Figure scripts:
※ ※ ※
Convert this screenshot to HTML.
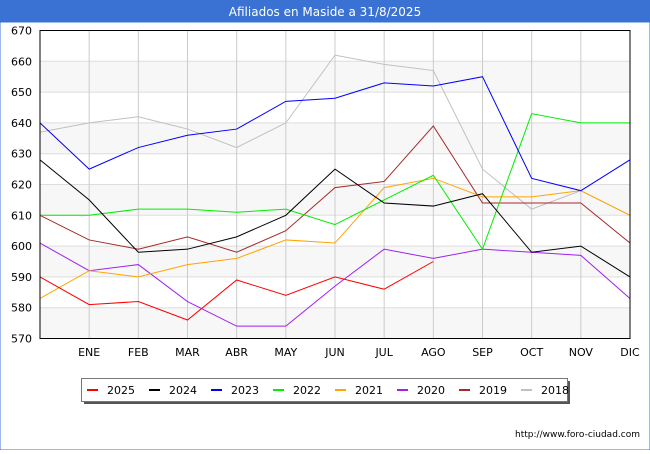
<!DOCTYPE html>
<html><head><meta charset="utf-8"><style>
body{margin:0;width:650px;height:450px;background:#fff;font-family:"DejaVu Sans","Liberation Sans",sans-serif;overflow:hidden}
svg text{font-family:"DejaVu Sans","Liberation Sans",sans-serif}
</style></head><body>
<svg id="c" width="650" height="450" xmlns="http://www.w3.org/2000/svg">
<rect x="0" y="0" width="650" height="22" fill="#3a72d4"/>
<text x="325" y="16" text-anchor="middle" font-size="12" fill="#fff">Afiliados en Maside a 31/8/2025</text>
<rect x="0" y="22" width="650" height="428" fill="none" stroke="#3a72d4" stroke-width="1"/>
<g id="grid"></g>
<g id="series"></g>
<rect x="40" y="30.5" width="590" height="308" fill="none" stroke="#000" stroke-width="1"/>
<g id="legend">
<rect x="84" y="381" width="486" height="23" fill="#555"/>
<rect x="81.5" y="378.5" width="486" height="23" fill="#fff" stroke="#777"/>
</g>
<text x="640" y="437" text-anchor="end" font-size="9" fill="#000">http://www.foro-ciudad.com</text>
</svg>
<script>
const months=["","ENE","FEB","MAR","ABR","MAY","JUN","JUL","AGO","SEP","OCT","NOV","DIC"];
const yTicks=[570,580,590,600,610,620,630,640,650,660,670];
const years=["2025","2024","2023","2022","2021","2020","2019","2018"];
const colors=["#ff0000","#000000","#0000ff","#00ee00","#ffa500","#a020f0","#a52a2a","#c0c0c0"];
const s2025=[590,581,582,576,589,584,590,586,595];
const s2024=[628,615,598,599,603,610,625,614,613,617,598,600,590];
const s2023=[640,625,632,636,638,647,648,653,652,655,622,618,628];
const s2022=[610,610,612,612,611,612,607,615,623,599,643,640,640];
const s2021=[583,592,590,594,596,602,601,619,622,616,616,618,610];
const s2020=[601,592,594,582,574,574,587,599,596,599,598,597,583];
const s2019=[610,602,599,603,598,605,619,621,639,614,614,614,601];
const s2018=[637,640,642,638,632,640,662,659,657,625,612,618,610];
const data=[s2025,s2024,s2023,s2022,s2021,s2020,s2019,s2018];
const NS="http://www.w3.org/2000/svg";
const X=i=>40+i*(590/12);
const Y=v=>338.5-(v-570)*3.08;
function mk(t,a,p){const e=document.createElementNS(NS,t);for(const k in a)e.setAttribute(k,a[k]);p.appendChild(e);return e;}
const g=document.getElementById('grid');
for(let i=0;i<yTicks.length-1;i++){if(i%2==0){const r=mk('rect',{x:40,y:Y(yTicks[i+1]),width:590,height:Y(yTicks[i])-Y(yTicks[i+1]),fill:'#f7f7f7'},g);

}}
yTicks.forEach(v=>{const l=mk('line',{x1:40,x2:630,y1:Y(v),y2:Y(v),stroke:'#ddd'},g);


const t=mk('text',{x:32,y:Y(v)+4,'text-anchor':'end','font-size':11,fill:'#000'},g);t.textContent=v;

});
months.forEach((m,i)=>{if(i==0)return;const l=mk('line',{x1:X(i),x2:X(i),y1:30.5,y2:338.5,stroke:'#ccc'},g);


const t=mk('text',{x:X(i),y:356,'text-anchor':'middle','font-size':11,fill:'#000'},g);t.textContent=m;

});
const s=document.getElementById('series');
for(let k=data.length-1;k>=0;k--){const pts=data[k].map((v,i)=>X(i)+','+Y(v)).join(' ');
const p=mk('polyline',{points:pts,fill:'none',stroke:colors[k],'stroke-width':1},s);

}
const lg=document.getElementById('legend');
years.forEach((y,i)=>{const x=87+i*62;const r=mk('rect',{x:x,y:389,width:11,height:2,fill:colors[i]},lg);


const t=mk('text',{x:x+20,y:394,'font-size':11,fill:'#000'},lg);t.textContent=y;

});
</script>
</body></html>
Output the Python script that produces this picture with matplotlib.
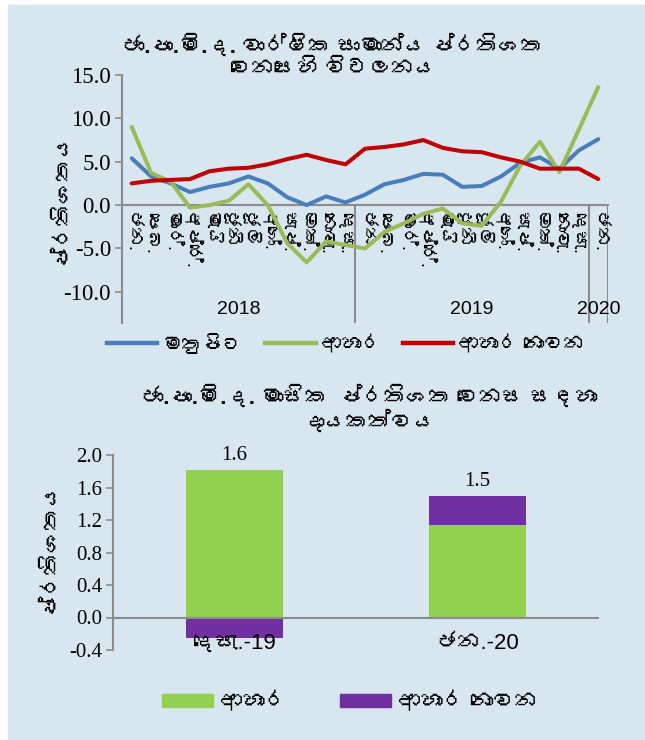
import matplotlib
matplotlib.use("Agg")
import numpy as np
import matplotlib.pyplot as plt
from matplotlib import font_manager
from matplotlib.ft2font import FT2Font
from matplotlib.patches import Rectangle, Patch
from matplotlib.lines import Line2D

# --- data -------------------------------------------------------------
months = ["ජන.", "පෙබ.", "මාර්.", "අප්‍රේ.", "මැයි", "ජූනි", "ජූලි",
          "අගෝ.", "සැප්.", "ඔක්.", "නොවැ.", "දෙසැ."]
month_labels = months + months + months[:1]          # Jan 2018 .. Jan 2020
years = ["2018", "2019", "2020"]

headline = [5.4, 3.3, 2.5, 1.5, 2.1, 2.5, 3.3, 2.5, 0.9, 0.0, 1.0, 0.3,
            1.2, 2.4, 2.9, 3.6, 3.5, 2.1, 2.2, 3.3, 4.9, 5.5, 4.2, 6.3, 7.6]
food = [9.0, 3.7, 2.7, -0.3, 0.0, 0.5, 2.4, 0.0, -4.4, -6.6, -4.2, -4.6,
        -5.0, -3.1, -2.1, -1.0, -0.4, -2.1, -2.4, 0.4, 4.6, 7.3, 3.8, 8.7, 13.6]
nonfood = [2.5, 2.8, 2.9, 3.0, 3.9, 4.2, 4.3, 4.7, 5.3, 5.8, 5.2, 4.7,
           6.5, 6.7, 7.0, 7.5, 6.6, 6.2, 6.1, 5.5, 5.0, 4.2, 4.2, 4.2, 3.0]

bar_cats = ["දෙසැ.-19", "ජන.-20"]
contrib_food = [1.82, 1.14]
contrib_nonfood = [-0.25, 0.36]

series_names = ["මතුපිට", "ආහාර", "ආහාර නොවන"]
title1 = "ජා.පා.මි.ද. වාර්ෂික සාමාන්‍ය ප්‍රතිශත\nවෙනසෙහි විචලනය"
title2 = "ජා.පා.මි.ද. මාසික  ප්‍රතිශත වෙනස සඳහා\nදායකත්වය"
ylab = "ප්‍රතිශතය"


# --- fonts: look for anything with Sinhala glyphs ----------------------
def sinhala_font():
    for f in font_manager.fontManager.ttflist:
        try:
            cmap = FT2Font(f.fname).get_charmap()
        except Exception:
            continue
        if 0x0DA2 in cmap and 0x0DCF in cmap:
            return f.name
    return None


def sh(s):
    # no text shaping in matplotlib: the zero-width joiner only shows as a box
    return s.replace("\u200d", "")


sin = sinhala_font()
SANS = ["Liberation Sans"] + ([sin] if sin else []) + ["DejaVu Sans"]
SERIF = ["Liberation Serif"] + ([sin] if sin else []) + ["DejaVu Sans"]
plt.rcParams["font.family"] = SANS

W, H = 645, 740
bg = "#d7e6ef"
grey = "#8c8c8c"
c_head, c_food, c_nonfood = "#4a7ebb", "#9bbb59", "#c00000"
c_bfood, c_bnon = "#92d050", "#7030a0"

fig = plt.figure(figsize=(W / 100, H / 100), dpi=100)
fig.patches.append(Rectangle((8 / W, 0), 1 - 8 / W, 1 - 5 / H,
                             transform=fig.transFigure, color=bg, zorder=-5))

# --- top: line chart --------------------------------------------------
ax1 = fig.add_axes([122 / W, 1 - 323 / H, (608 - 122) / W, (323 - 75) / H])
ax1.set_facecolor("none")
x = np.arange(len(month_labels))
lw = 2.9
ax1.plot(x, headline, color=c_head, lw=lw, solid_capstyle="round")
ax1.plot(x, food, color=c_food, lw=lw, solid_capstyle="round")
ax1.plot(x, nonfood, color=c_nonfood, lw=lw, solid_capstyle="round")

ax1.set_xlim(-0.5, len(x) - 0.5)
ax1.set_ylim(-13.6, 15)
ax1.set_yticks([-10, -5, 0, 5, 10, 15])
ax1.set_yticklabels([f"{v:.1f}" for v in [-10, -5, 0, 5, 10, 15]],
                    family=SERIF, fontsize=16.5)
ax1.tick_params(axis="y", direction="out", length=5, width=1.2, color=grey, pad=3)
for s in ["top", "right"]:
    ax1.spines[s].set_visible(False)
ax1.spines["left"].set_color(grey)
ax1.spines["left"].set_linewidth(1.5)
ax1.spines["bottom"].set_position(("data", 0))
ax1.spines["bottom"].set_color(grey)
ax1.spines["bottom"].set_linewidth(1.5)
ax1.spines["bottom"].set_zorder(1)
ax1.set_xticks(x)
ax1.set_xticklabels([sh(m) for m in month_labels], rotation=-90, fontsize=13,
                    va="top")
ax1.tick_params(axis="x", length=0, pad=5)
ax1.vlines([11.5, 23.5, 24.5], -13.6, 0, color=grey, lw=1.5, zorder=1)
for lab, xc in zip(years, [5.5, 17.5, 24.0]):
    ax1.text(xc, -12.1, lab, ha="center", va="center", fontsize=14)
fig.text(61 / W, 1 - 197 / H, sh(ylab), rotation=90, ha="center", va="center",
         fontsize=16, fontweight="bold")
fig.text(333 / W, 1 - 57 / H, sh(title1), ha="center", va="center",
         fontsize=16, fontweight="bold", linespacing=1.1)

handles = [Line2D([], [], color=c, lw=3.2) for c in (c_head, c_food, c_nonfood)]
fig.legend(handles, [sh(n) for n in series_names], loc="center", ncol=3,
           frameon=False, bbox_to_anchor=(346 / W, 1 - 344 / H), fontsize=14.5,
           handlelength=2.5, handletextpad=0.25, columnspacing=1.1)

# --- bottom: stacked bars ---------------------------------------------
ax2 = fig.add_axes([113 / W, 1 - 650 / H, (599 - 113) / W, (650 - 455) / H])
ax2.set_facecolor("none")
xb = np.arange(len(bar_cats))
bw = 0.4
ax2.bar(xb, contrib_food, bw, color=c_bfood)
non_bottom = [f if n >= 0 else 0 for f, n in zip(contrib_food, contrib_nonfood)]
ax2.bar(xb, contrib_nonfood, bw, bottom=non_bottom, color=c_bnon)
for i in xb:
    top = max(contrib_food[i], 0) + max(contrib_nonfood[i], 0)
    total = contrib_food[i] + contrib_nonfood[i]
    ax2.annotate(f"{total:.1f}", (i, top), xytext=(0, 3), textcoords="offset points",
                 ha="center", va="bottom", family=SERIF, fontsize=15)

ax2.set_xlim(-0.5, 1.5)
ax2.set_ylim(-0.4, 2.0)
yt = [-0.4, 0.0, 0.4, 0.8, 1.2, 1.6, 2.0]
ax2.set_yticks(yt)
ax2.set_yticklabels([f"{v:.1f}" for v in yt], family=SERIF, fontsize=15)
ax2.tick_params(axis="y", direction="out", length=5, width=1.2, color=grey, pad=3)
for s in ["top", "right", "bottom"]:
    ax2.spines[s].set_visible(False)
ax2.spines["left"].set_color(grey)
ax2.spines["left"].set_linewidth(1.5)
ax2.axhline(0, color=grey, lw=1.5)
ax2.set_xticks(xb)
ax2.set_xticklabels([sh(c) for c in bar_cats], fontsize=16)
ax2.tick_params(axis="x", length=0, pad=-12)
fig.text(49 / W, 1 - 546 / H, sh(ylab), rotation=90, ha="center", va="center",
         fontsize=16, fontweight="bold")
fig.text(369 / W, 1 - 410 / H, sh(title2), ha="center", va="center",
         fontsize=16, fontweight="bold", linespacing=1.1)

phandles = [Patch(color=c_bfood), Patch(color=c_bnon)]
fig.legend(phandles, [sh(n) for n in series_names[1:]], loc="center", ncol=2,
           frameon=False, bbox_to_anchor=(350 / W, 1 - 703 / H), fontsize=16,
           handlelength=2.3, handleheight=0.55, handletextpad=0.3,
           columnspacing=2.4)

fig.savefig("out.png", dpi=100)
※ ※ ※
Above are some records. Reproduce the lines from the one with "Output the Python" down to the one with "from matplotlib.lines import Line2D", keeping both, and leave every picture out.

Output the Python script that produces this picture with matplotlib.
import matplotlib
matplotlib.use("Agg")
import numpy as np
import matplotlib.pyplot as plt
from matplotlib import font_manager
from matplotlib.ft2font import FT2Font
from matplotlib.patches import Rectangle, Patch
from matplotlib.lines import Line2D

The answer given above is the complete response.